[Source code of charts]
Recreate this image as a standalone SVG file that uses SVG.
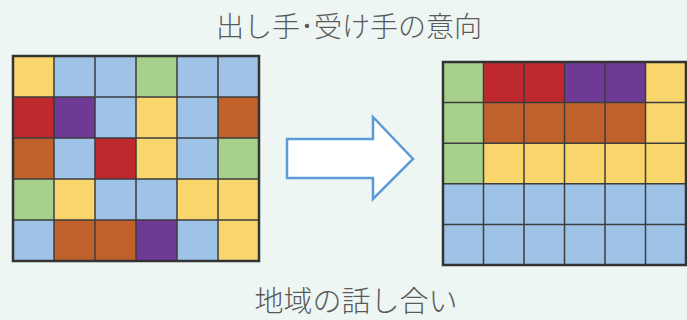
<svg xmlns="http://www.w3.org/2000/svg" width="687" height="320" viewBox="0 0 687 320">
<style>
.t{font-family:"Noto Sans CJK JP","Noto Sans CJK SC",sans-serif;fill:#5a5a5a;text-anchor:middle;font-weight:300}
.Y{fill:#f9d66c}.B{fill:#9ec3e6}.G{fill:#a8d08d}.R{fill:#c0282f}.P{fill:#6e3a93}.O{fill:#c0602b}
.gl{stroke:#3d3d3d;stroke-width:1.5;fill:none}
.bd{stroke:#333;stroke-width:2.5;fill:none}
</style>
<rect width="687" height="320" fill="#edf6f3"/>
<text class="t" x="349" y="37" font-size="28">出し手･受け手の意向</text>
<text class="t" x="356" y="312" font-size="29">地域の話し合い</text>
<g id="left-grid">
<g transform="translate(13,56)">
<rect class="Y" x="0" y="0" width="41" height="41"/><rect class="B" x="41" y="0" width="41" height="41"/><rect class="B" x="82" y="0" width="41" height="41"/><rect class="G" x="123" y="0" width="41" height="41"/><rect class="B" x="164" y="0" width="41" height="41"/><rect class="B" x="205" y="0" width="41" height="41"/>
<rect class="R" x="0" y="41" width="41" height="41"/><rect class="P" x="41" y="41" width="41" height="41"/><rect class="B" x="82" y="41" width="41" height="41"/><rect class="Y" x="123" y="41" width="41" height="41"/><rect class="B" x="164" y="41" width="41" height="41"/><rect class="O" x="205" y="41" width="41" height="41"/>
<rect class="O" x="0" y="82" width="41" height="41"/><rect class="B" x="41" y="82" width="41" height="41"/><rect class="R" x="82" y="82" width="41" height="41"/><rect class="Y" x="123" y="82" width="41" height="41"/><rect class="B" x="164" y="82" width="41" height="41"/><rect class="G" x="205" y="82" width="41" height="41"/>
<rect class="G" x="0" y="123" width="41" height="41"/><rect class="Y" x="41" y="123" width="41" height="41"/><rect class="B" x="82" y="123" width="41" height="41"/><rect class="B" x="123" y="123" width="41" height="41"/><rect class="Y" x="164" y="123" width="41" height="41"/><rect class="Y" x="205" y="123" width="41" height="41"/>
<rect class="B" x="0" y="164" width="41" height="41"/><rect class="O" x="41" y="164" width="41" height="41"/><rect class="O" x="82" y="164" width="41" height="41"/><rect class="P" x="123" y="164" width="41" height="41"/><rect class="B" x="164" y="164" width="41" height="41"/><rect class="Y" x="205" y="164" width="41" height="41"/>
<path class="gl" d="M41 0V205M82 0V205M123 0V205M164 0V205M205 0V205M0 41H246M0 82H246M0 123H246M0 164H246"/>
<rect class="bd" x="0" y="0" width="246" height="205"/>
</g>
</g>
<g id="arrow">
<path d="M287 139H373V117L413 159L373 199V178H287Z" fill="#fff" stroke="#5b9bd5" stroke-width="2.5" stroke-linejoin="miter"/>
</g>
<g id="right-grid">
<g transform="translate(443,62)">
<rect class="G" x="0" y="0" width="40.5" height="40.6"/><rect class="R" x="40.5" y="0" width="81" height="40.6"/><rect class="P" x="121.5" y="0" width="81" height="40.6"/><rect class="Y" x="202.5" y="0" width="40.5" height="40.6"/>
<rect class="G" x="0" y="40.6" width="40.5" height="40.6"/><rect class="O" x="40.5" y="40.6" width="162" height="40.6"/><rect class="Y" x="202.5" y="40.6" width="40.5" height="40.6"/>
<rect class="G" x="0" y="81.2" width="40.5" height="40.6"/><rect class="Y" x="40.5" y="81.2" width="202.5" height="40.6"/>
<rect class="B" x="0" y="121.8" width="243" height="81.2"/>
<path class="gl" d="M40.5 0V203M81 0V203M121.5 0V203M162 0V203M202.5 0V203M0 40.6H243M0 81.2H243M0 121.8H243M0 162.4H243"/>
<rect class="bd" x="0" y="0" width="243" height="203"/>
</g>
</g>
</svg>
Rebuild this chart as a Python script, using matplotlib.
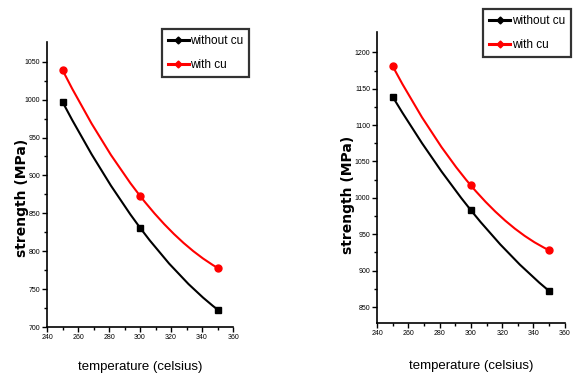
import numpy as np
import matplotlib
matplotlib.use("Agg")
import matplotlib.pyplot as plt
from matplotlib.path import Path
from matplotlib.patches import PathPatch
from matplotlib.lines import Line2D

# data
temps = [250, 300, 350]
left_without = [997, 831, 723]
left_with = [1039, 873, 778]
right_without = [1139, 983, 872]
right_with = [1181, 1017, 928]

narrow = ["Liberation Sans", "DejaVu Sans"]


def smooth_path(x, y):
    # draws the parabola through the three points as two quadratic bezier pieces
    x0, x1, x2 = x
    y0, y1, y2 = y
    c1 = ((x0 + x1) / 2, y0 + (-3 * y0 + 4 * y1 - y2) / 4)
    c2 = ((x1 + x2) / 2, y1 + (y2 - y0) / 4)
    verts = [(x0, y0), c1, (x1, y1), c2, (x2, y2)]
    codes = [Path.MOVETO, Path.CURVE3, Path.CURVE3, Path.CURVE3, Path.CURVE3]
    return Path(verts, codes)


def draw(ax, y_without, y_with, ylim, yticks, ylab_xy, xlab_xy):
    for yy, col, mk in [(y_without, "black", "s"), (y_with, "red", "o")]:
        ax.add_patch(PathPatch(smooth_path(temps, yy), fill=False, edgecolor=col, lw=1.5))
        ax.plot(temps, yy, ls="none", marker=mk, color=col, ms=5)
    ax.set_xlim(240, 360)
    ax.set_ylim(*ylim)
    ax.set_xticks(range(240, 361, 20))
    ax.set_xticks(range(250, 360, 20), minor=True)
    ax.set_yticks(yticks)
    ax.set_yticks([t + 25 for t in yticks[:-1]], minor=True)
    for s in ["top", "right"]:
        ax.spines[s].set_visible(False)
    for s in ["left", "bottom"]:
        ax.spines[s].set_linewidth(1.2)
    ax.tick_params(which="both", direction="out", width=1)
    ax.tick_params(which="major", length=3.5, labelsize=5, pad=1.5)
    ax.tick_params(which="minor", length=2)
    for lab in ax.get_xticklabels() + ax.get_yticklabels():
        lab.set_family(narrow)
    ax.set_ylabel("strength (MPa)", fontsize=10, fontweight="bold", va="center")
    ax.yaxis.set_label_coords(*ylab_xy)
    ax.set_xlabel("temperature (celsius)", fontsize=9.5, family=narrow, va="center")
    ax.xaxis.set_label_coords(*xlab_xy)


fig = plt.figure(figsize=(5.76, 3.77), dpi=100)
ax1 = fig.add_axes([0.0816, 0.1326, 0.323, 0.756])
ax2 = fig.add_axes([0.6545, 0.1432, 0.326, 0.772])

draw(ax1, left_without, left_with, (700, 1076), list(range(700, 1051, 50)),
     (-0.134, 0.453), (0.503, -0.14))
draw(ax2, right_without, right_with, (828, 1228), list(range(850, 1201, 50)),
     (-0.154, 0.44), (0.5, -0.148))

handles = [Line2D([], [], color="black", marker="D", ms=3.5, lw=2.2),
           Line2D([], [], color="red", marker="D", ms=3.5, lw=2.2)]
labels = ["without cu", "with cu"]
for anchor in [(0.281, 0.922), (0.839, 0.975)]:
    leg = fig.legend(handles, labels, loc="upper left", bbox_to_anchor=anchor,
                     prop={"family": narrow, "size": 8.5}, frameon=True, fancybox=False,
                     edgecolor="black", handlelength=1.8, handletextpad=0.1,
                     borderpad=0.5, labelspacing=1.0, borderaxespad=0)
    leg.get_frame().set_linewidth(1.6)

fig.savefig("out.png", dpi=100)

## TASK DIRECTIONS
Copy out all the records exactly, excluding pictures.

## REPLY
Recreate this image as a standalone SVG file that uses SVG.
<svg xmlns="http://www.w3.org/2000/svg" width="687" height="320" viewBox="0 0 687 320">
<style>
.t{font-family:"Noto Sans CJK JP","Noto Sans CJK SC",sans-serif;fill:#5a5a5a;text-anchor:middle;font-weight:300}
.Y{fill:#f9d66c}.B{fill:#9ec3e6}.G{fill:#a8d08d}.R{fill:#c0282f}.P{fill:#6e3a93}.O{fill:#c0602b}
.gl{stroke:#3d3d3d;stroke-width:1.5;fill:none}
.bd{stroke:#333;stroke-width:2.5;fill:none}
</style>
<rect width="687" height="320" fill="#edf6f3"/>
<text class="t" x="349" y="37" font-size="28">出し手･受け手の意向</text>
<text class="t" x="356" y="312" font-size="29">地域の話し合い</text>
<g id="left-grid">
<g transform="translate(13,56)">
<rect class="Y" x="0" y="0" width="41" height="41"/><rect class="B" x="41" y="0" width="41" height="41"/><rect class="B" x="82" y="0" width="41" height="41"/><rect class="G" x="123" y="0" width="41" height="41"/><rect class="B" x="164" y="0" width="41" height="41"/><rect class="B" x="205" y="0" width="41" height="41"/>
<rect class="R" x="0" y="41" width="41" height="41"/><rect class="P" x="41" y="41" width="41" height="41"/><rect class="B" x="82" y="41" width="41" height="41"/><rect class="Y" x="123" y="41" width="41" height="41"/><rect class="B" x="164" y="41" width="41" height="41"/><rect class="O" x="205" y="41" width="41" height="41"/>
<rect class="O" x="0" y="82" width="41" height="41"/><rect class="B" x="41" y="82" width="41" height="41"/><rect class="R" x="82" y="82" width="41" height="41"/><rect class="Y" x="123" y="82" width="41" height="41"/><rect class="B" x="164" y="82" width="41" height="41"/><rect class="G" x="205" y="82" width="41" height="41"/>
<rect class="G" x="0" y="123" width="41" height="41"/><rect class="Y" x="41" y="123" width="41" height="41"/><rect class="B" x="82" y="123" width="41" height="41"/><rect class="B" x="123" y="123" width="41" height="41"/><rect class="Y" x="164" y="123" width="41" height="41"/><rect class="Y" x="205" y="123" width="41" height="41"/>
<rect class="B" x="0" y="164" width="41" height="41"/><rect class="O" x="41" y="164" width="41" height="41"/><rect class="O" x="82" y="164" width="41" height="41"/><rect class="P" x="123" y="164" width="41" height="41"/><rect class="B" x="164" y="164" width="41" height="41"/><rect class="Y" x="205" y="164" width="41" height="41"/>
<path class="gl" d="M41 0V205M82 0V205M123 0V205M164 0V205M205 0V205M0 41H246M0 82H246M0 123H246M0 164H246"/>
<rect class="bd" x="0" y="0" width="246" height="205"/>
</g>
</g>
<g id="arrow">
<path d="M287 139H373V117L413 159L373 199V178H287Z" fill="#fff" stroke="#5b9bd5" stroke-width="2.5" stroke-linejoin="miter"/>
</g>
<g id="right-grid">
<g transform="translate(443,62)">
<rect class="G" x="0" y="0" width="40.5" height="40.6"/><rect class="R" x="40.5" y="0" width="81" height="40.6"/><rect class="P" x="121.5" y="0" width="81" height="40.6"/><rect class="Y" x="202.5" y="0" width="40.5" height="40.6"/>
<rect class="G" x="0" y="40.6" width="40.5" height="40.6"/><rect class="O" x="40.5" y="40.6" width="162" height="40.6"/><rect class="Y" x="202.5" y="40.6" width="40.5" height="40.6"/>
<rect class="G" x="0" y="81.2" width="40.5" height="40.6"/><rect class="Y" x="40.5" y="81.2" width="202.5" height="40.6"/>
<rect class="B" x="0" y="121.8" width="243" height="81.2"/>
<path class="gl" d="M40.5 0V203M81 0V203M121.5 0V203M162 0V203M202.5 0V203M0 40.6H243M0 81.2H243M0 121.8H243M0 162.4H243"/>
<rect class="bd" x="0" y="0" width="243" height="203"/>
</g>
</g>
</svg>
Rebuild this chart as a Python script, using matplotlib.
import numpy as np
import matplotlib
matplotlib.use("Agg")
import matplotlib.pyplot as plt
from matplotlib.path import Path
from matplotlib.patches import PathPatch
from matplotlib.lines import Line2D

# data
temps = [250, 300, 350]
left_without = [997, 831, 723]
left_with = [1039, 873, 778]
right_without = [1139, 983, 872]
right_with = [1181, 1017, 928]

narrow = ["Liberation Sans", "DejaVu Sans"]


def smooth_path(x, y):
    # draws the parabola through the three points as two quadratic bezier pieces
    x0, x1, x2 = x
    y0, y1, y2 = y
    c1 = ((x0 + x1) / 2, y0 + (-3 * y0 + 4 * y1 - y2) / 4)
    c2 = ((x1 + x2) / 2, y1 + (y2 - y0) / 4)
    verts = [(x0, y0), c1, (x1, y1), c2, (x2, y2)]
    codes = [Path.MOVETO, Path.CURVE3, Path.CURVE3, Path.CURVE3, Path.CURVE3]
    return Path(verts, codes)


def draw(ax, y_without, y_with, ylim, yticks, ylab_xy, xlab_xy):
    for yy, col, mk in [(y_without, "black", "s"), (y_with, "red", "o")]:
        ax.add_patch(PathPatch(smooth_path(temps, yy), fill=False, edgecolor=col, lw=1.5))
        ax.plot(temps, yy, ls="none", marker=mk, color=col, ms=5)
    ax.set_xlim(240, 360)
    ax.set_ylim(*ylim)
    ax.set_xticks(range(240, 361, 20))
    ax.set_xticks(range(250, 360, 20), minor=True)
    ax.set_yticks(yticks)
    ax.set_yticks([t + 25 for t in yticks[:-1]], minor=True)
    for s in ["top", "right"]:
        ax.spines[s].set_visible(False)
    for s in ["left", "bottom"]:
        ax.spines[s].set_linewidth(1.2)
    ax.tick_params(which="both", direction="out", width=1)
    ax.tick_params(which="major", length=3.5, labelsize=5, pad=1.5)
    ax.tick_params(which="minor", length=2)
    for lab in ax.get_xticklabels() + ax.get_yticklabels():
        lab.set_family(narrow)
    ax.set_ylabel("strength (MPa)", fontsize=10, fontweight="bold", va="center")
    ax.yaxis.set_label_coords(*ylab_xy)
    ax.set_xlabel("temperature (celsius)", fontsize=9.5, family=narrow, va="center")
    ax.xaxis.set_label_coords(*xlab_xy)


fig = plt.figure(figsize=(5.76, 3.77), dpi=100)
ax1 = fig.add_axes([0.0816, 0.1326, 0.323, 0.756])
ax2 = fig.add_axes([0.6545, 0.1432, 0.326, 0.772])

draw(ax1, left_without, left_with, (700, 1076), list(range(700, 1051, 50)),
     (-0.134, 0.453), (0.503, -0.14))
draw(ax2, right_without, right_with, (828, 1228), list(range(850, 1201, 50)),
     (-0.154, 0.44), (0.5, -0.148))

handles = [Line2D([], [], color="black", marker="D", ms=3.5, lw=2.2),
           Line2D([], [], color="red", marker="D", ms=3.5, lw=2.2)]
labels = ["without cu", "with cu"]
for anchor in [(0.281, 0.922), (0.839, 0.975)]:
    leg = fig.legend(handles, labels, loc="upper left", bbox_to_anchor=anchor,
                     prop={"family": narrow, "size": 8.5}, frameon=True, fancybox=False,
                     edgecolor="black", handlelength=1.8, handletextpad=0.1,
                     borderpad=0.5, labelspacing=1.0, borderaxespad=0)
    leg.get_frame().set_linewidth(1.6)

fig.savefig("out.png", dpi=100)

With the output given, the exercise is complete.